DATA
● ● ● ● ● ● ●
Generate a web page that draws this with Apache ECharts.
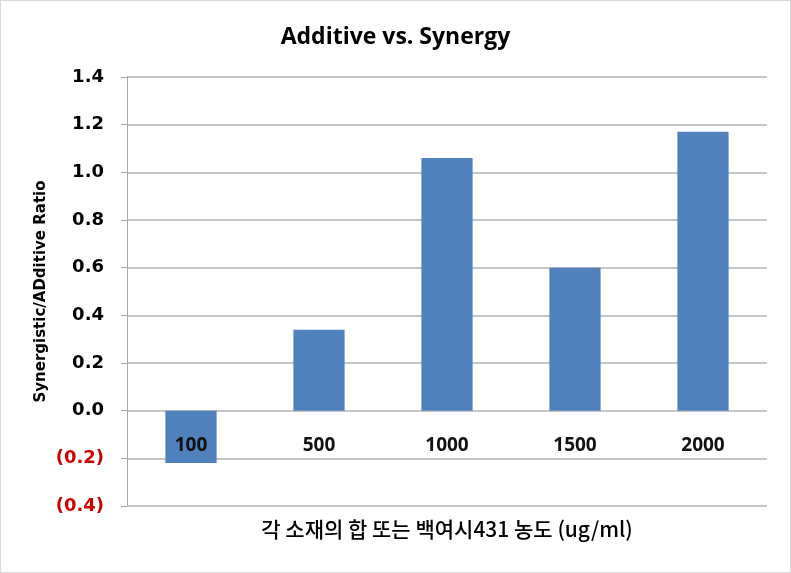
<!DOCTYPE html>
<html>
<head>
<meta charset="utf-8">
<script src="https://cdn.jsdelivr.net/npm/echarts@6/dist/echarts.min.js"></script>
<style>
html,body{margin:0;padding:0;background:#fff;}
#chart{width:791px;height:573px;box-sizing:border-box;border:1px solid #d9d9d9;}
</style>
</head>
<body>
<div id="chart"></div>
<script>
const categories = ['100', '500', '1000', '1500', '2000'];
const ratioValues = [-0.22, 0.34, 1.06, 0.60, 1.17];
const titleText = 'Additive vs. Synergy';
const yAxisName = 'Synergistic/ADditive Ratio';
const xAxisName = '각 소재의 합 또는 백여시431 농도 (ug/ml)';
const yMin = -0.4, yMax = 1.4, yStep = 0.2;

const chart = echarts.init(document.getElementById('chart'), null, {renderer: 'canvas'});
chart.setOption({
  animation: false,
  backgroundColor: '#ffffff',
  title: {
    text: titleText,
    left: 'center',
    top: 20,
    textStyle: {fontFamily: 'Open Sans', fontWeight: 'bold', fontSize: 23, color: '#000'}
  },
  grid: {left: 126, right: 23, top: 76, bottom: 66, containLabel: false, outerBoundsMode: 'none'},
  xAxis: {
    type: 'category',
    data: categories,
    position: 'bottom',
    name: xAxisName,
    nameLocation: 'middle',
    nameGap: 13,
    nameMoveOverlap: false,
    nameTextStyle: {fontFamily: 'Noto Sans CJK KR', fontSize: 21, fontWeight: 500, color: '#000', verticalAlign: 'top'},
    axisLine: {show: false, onZero: false},
    axisTick: {show: false},
    axisLabel: {margin: -70, verticalAlign: 'top', fontFamily: 'Noto Sans', fontWeight: 'bold', fontSize: 19, color: '#111'},
    z: 10
  },
  yAxis: {
    type: 'value',
    min: yMin, max: yMax, interval: yStep,
    name: yAxisName,
    nameLocation: 'middle',
    nameGap: 78,
    nameMoveOverlap: false,
    nameTextStyle: {fontFamily: 'DejaVu Sans', fontWeight: 'bold', fontSize: 15, color: '#000'},
    axisLine: {show: true, lineStyle: {color: '#a6a6a6', width: 1}},
    axisTick: {show: true, length: 6, lineStyle: {color: '#a6a6a6'}},
    splitLine: {lineStyle: {color: '#c6c6c6', width: 2}},
    axisLabel: {
      margin: 23,
      fontFamily: 'DejaVu Sans', fontWeight: 'bold', fontSize: 18,
      formatter: function (v) {
        const r = Math.round(v * 10) / 10;
        if (r < 0) return '{neg|(' + Math.abs(r).toFixed(1) + ')}';
        return '{pos|' + r.toFixed(1) + '}';
      },
      rich: {
        pos: {fontFamily: 'DejaVu Sans', fontWeight: 'bold', fontSize: 18, color: '#000'},
        neg: {fontFamily: 'DejaVu Sans', fontWeight: 'bold', fontSize: 18, color: '#d00000'}
      }
    }
  },
  series: [{
    type: 'bar',
    data: ratioValues,
    barWidth: '40%',
    itemStyle: {color: '#4f81bd'},
    z: 2
  }]
});
</script>
</body>
</html>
● ● ● ● ● ● ●
TASK TO COMPLETE
Print, exactly as written, the lines above from the first one to the one containing "const yMin = -0.4, yMax = 1.4, yStep = 0.2;". Leave out pictures.

WRITTEN SOLUTION
Generate a web page that draws this with Apache ECharts.
<!DOCTYPE html>
<html>
<head>
<meta charset="utf-8">
<script src="https://cdn.jsdelivr.net/npm/echarts@6/dist/echarts.min.js"></script>
<style>
html,body{margin:0;padding:0;background:#fff;}
#chart{width:791px;height:573px;box-sizing:border-box;border:1px solid #d9d9d9;}
</style>
</head>
<body>
<div id="chart"></div>
<script>
const categories = ['100', '500', '1000', '1500', '2000'];
const ratioValues = [-0.22, 0.34, 1.06, 0.60, 1.17];
const titleText = 'Additive vs. Synergy';
const yAxisName = 'Synergistic/ADditive Ratio';
const xAxisName = '각 소재의 합 또는 백여시431 농도 (ug/ml)';
const yMin = -0.4, yMax = 1.4, yStep = 0.2;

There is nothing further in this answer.